[THE INPUT start]

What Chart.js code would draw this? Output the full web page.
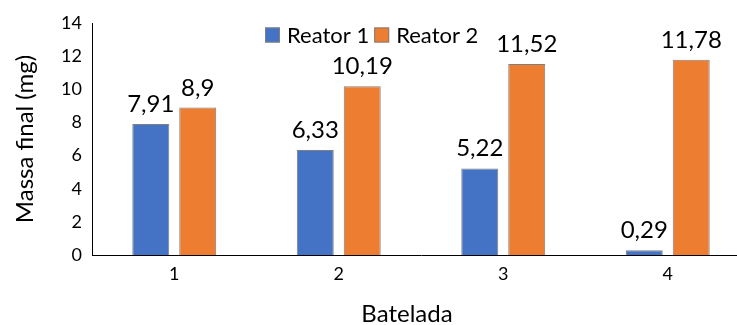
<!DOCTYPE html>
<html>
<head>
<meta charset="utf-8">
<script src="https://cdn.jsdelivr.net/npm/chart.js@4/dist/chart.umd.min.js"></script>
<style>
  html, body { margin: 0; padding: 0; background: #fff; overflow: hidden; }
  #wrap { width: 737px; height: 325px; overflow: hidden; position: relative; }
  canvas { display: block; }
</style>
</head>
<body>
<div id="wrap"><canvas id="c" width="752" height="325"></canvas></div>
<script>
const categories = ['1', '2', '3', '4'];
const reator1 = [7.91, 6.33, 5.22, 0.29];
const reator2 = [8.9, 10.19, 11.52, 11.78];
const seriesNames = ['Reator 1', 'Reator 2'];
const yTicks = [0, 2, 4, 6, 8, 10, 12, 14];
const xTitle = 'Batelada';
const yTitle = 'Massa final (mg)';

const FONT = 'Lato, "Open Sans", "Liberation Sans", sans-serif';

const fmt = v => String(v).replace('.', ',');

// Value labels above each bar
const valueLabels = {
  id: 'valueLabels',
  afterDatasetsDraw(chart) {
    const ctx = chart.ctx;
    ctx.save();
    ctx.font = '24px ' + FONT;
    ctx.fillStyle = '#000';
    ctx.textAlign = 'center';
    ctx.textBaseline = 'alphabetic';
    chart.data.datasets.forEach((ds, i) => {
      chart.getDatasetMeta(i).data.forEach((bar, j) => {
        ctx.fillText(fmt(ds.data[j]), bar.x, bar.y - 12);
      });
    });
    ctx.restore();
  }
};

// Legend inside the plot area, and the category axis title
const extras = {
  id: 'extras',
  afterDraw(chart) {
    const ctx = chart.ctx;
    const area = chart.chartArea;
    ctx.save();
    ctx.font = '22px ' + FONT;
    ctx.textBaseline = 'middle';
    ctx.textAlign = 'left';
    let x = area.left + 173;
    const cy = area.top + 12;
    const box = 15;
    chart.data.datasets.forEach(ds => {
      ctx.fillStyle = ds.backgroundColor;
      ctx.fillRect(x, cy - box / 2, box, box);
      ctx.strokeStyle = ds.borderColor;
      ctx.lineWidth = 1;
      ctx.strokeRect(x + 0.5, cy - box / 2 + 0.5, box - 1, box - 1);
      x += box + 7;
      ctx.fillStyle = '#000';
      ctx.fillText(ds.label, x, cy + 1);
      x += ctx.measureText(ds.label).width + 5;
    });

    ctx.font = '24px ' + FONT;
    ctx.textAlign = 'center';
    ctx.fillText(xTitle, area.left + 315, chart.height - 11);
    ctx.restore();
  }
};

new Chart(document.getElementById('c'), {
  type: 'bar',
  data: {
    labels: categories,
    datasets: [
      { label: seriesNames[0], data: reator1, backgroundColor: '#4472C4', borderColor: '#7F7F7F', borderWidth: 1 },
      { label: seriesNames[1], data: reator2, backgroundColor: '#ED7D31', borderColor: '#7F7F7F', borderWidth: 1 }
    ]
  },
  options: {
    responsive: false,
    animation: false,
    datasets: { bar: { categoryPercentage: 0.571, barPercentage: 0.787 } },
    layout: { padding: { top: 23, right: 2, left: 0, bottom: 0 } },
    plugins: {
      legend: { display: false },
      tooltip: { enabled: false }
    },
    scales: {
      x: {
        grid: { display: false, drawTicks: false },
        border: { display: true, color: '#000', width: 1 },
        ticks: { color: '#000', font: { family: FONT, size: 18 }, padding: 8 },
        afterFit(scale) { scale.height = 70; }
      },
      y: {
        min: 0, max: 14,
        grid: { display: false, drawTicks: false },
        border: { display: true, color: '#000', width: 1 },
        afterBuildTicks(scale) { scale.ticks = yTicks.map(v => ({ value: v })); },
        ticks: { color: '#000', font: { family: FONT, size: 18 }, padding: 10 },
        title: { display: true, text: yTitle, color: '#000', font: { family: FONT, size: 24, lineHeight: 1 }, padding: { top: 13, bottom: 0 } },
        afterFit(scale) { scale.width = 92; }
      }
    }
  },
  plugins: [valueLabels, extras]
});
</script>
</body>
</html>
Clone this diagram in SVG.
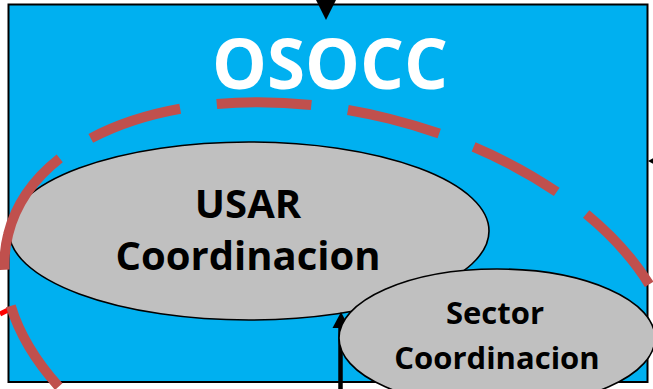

[THE INPUT end]
[THE INPUT start]

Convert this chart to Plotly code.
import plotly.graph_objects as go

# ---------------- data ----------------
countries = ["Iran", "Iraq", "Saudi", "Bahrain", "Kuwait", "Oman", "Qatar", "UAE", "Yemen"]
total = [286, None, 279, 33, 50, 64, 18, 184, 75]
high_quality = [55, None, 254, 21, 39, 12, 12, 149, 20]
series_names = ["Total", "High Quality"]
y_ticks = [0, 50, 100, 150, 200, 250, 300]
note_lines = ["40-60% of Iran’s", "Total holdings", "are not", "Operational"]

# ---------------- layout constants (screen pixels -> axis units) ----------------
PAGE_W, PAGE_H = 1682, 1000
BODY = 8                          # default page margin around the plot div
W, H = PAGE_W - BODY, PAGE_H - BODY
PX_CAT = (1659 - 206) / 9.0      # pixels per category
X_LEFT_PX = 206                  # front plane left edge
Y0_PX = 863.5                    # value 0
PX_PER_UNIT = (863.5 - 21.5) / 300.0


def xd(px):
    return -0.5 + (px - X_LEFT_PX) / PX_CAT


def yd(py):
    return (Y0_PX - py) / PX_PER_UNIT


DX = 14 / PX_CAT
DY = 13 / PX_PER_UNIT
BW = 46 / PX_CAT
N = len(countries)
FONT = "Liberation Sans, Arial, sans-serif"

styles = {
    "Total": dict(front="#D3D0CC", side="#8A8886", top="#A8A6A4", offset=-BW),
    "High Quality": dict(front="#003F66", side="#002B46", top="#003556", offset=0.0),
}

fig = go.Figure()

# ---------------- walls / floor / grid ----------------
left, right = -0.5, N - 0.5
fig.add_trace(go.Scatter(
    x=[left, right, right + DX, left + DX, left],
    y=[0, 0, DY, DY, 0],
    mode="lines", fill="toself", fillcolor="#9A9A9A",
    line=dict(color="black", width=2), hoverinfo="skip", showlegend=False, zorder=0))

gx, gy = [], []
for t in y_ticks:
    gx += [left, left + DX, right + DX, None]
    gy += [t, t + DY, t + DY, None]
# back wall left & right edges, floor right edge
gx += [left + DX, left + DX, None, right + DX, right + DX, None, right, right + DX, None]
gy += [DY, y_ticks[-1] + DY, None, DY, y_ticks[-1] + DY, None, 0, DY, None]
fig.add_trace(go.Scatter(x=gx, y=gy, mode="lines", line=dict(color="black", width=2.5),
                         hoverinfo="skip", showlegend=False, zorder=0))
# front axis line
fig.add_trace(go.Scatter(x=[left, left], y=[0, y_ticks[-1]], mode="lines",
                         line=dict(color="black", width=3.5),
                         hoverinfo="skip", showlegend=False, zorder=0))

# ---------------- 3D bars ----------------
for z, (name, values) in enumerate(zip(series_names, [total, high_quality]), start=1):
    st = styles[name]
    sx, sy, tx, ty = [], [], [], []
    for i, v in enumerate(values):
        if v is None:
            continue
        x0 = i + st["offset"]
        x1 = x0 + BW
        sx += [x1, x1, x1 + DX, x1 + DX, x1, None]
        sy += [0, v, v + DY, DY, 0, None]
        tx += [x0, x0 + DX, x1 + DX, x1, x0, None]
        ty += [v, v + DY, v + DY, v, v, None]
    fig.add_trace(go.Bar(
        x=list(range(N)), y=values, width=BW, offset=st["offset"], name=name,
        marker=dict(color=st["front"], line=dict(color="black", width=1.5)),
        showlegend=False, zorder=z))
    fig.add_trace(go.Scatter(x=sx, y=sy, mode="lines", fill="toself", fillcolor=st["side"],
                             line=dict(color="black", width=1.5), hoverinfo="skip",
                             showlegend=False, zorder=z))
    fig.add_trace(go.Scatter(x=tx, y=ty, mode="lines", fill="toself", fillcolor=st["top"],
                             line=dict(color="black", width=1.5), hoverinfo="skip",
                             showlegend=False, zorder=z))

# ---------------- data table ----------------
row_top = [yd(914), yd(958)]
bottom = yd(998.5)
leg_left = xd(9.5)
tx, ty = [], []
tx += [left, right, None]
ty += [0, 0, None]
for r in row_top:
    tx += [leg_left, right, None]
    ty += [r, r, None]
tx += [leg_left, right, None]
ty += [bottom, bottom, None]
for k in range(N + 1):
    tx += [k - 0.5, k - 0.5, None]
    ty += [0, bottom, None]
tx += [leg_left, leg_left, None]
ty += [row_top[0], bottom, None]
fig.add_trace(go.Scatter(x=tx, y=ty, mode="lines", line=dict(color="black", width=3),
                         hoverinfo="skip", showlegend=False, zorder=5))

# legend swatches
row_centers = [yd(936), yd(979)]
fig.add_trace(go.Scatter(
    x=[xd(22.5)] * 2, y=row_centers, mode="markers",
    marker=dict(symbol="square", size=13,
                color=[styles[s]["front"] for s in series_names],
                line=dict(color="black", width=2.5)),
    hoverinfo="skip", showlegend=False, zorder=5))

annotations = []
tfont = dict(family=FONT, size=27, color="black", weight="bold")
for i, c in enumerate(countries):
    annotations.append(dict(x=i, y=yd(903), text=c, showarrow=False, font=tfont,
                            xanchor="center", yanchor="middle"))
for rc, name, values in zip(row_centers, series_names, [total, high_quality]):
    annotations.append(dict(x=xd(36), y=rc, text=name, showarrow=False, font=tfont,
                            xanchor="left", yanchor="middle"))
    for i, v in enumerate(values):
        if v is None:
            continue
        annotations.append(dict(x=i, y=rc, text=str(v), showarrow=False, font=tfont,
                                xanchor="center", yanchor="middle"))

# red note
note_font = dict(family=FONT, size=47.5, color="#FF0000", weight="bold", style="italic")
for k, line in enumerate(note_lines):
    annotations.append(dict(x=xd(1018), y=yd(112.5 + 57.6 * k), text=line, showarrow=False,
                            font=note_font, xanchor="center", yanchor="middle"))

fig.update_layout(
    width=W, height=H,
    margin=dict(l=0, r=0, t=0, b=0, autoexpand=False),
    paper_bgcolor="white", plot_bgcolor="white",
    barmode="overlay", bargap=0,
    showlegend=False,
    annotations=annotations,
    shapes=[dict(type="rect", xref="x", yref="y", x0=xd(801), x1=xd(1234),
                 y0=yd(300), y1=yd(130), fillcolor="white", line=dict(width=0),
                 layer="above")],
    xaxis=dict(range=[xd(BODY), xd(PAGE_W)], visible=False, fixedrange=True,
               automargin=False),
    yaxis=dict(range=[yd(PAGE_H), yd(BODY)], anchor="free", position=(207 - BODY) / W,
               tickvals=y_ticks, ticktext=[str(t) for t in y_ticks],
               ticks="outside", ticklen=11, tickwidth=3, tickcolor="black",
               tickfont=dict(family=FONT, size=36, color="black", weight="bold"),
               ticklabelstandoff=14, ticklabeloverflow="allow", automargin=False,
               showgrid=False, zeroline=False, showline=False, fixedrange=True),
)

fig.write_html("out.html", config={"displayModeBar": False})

[THE INPUT end]

▶ [WHAT YOU ARE ASKED TO DO]
Above are the records. Copy only the lines from the one with "What Chart.js code" through the one with "const fmt = v => String(v).replace('.', ',');", exactly, with no pictures.

▶ [WRITTEN ANSWER]
What Chart.js code would draw this? Output the full web page.
<!DOCTYPE html>
<html>
<head>
<meta charset="utf-8">
<script src="https://cdn.jsdelivr.net/npm/chart.js@4/dist/chart.umd.min.js"></script>
<style>
  html, body { margin: 0; padding: 0; background: #fff; overflow: hidden; }
  #wrap { width: 737px; height: 325px; overflow: hidden; position: relative; }
  canvas { display: block; }
</style>
</head>
<body>
<div id="wrap"><canvas id="c" width="752" height="325"></canvas></div>
<script>
const categories = ['1', '2', '3', '4'];
const reator1 = [7.91, 6.33, 5.22, 0.29];
const reator2 = [8.9, 10.19, 11.52, 11.78];
const seriesNames = ['Reator 1', 'Reator 2'];
const yTicks = [0, 2, 4, 6, 8, 10, 12, 14];
const xTitle = 'Batelada';
const yTitle = 'Massa final (mg)';

const FONT = 'Lato, "Open Sans", "Liberation Sans", sans-serif';

const fmt = v => String(v).replace('.', ',');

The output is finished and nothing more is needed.